A opção por essas três vogais decorreu do fato de as mesmas formarem os vértices do polígono definido por Behlau et al.7, que representa as médias das frequências dos dois primeiros formantes das vogais orais do português brasileiro.
A vogal /a/ é oral, central, baixa e aberta. A vogal /i/ é oral, anterior, alta, fechada e não arredondada, e a vogal /u/ tem como características ser oral, posterior, alta, fechada e arredondada.
Ao analisar os dados obtidos, encontrou-se apenas diferença estatística do Shimmer e da proporção harmônico-ruído da vogal /u/ entre a avaliação pré-operatória e o primeiro mês de pós-operatório. Contudo, esta modificação demonstrou-se aparentemente transitória, já que não houve diferença estatística entre a avaliação pré-operatória e aquela realizada no terceiro mês de pós-operatório.

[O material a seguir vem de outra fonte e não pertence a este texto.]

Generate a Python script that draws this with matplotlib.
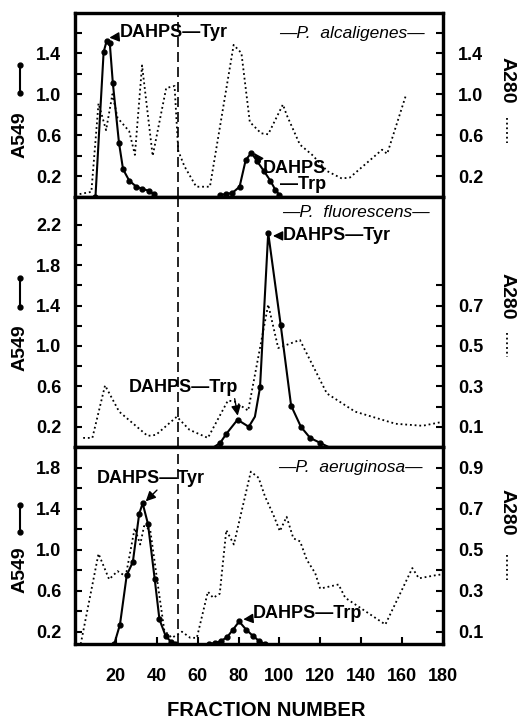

Por se tratar de uma vogal posterior, a emissão do /u/ demonstrou ser mais afetada pela modificação da anatomia decorrente da remoção do tecido adenotonsilar no período pós-operatório de um mês, fato esse compensado posteriormente, no período pós-operatório mais prolongado.
Da mesma maneira, a única diferença estatisticamente significante detectada na emissão sustentada da vogal /i/ decorreu da observação da frequência fundamental entre o período pré-operatório e o terceiro mês de pós-operatório.
Os resultados aqui apresentados demonstram concordância parcial com os resultados citados nos estudos que avaliaram os efeitos da adenotonsilectomia no primeiro mês de pós-operatório, os quais encontraram diferenças significantes em todos os parâmetros (frequência fundamental, Jitter, Shimmer e proporção harmônico-ruído).2,3 Talvez variações metodológicas e da padronização da amostra a ser estudada possam justificar essa variação nos dados. No entanto, esses estudos não fizeram uma avaliação em médio prazo dessas crianças (tempo = 3 meses).
Os resultados do presente estudo fornecem subsídios para concluirmos que crianças com hipertrofia de tonsilas palatinas e faríngeas submetidas a adenotonsilectomia cursam com alterações transitórias da qualidade vocal e dos parâmetros acústicos, evoluindo com o retorno aos padrões pré-operatórios 90 dias após o procedimento cirúrgico.
Crianças com hipertrofia adenotonsilar submetidas a adenotonsilectomia cursam com alterações transitórias dos parâmetros acústicos, evoluindo com a normalização dos mesmos no terceiro mês de pós-operatório.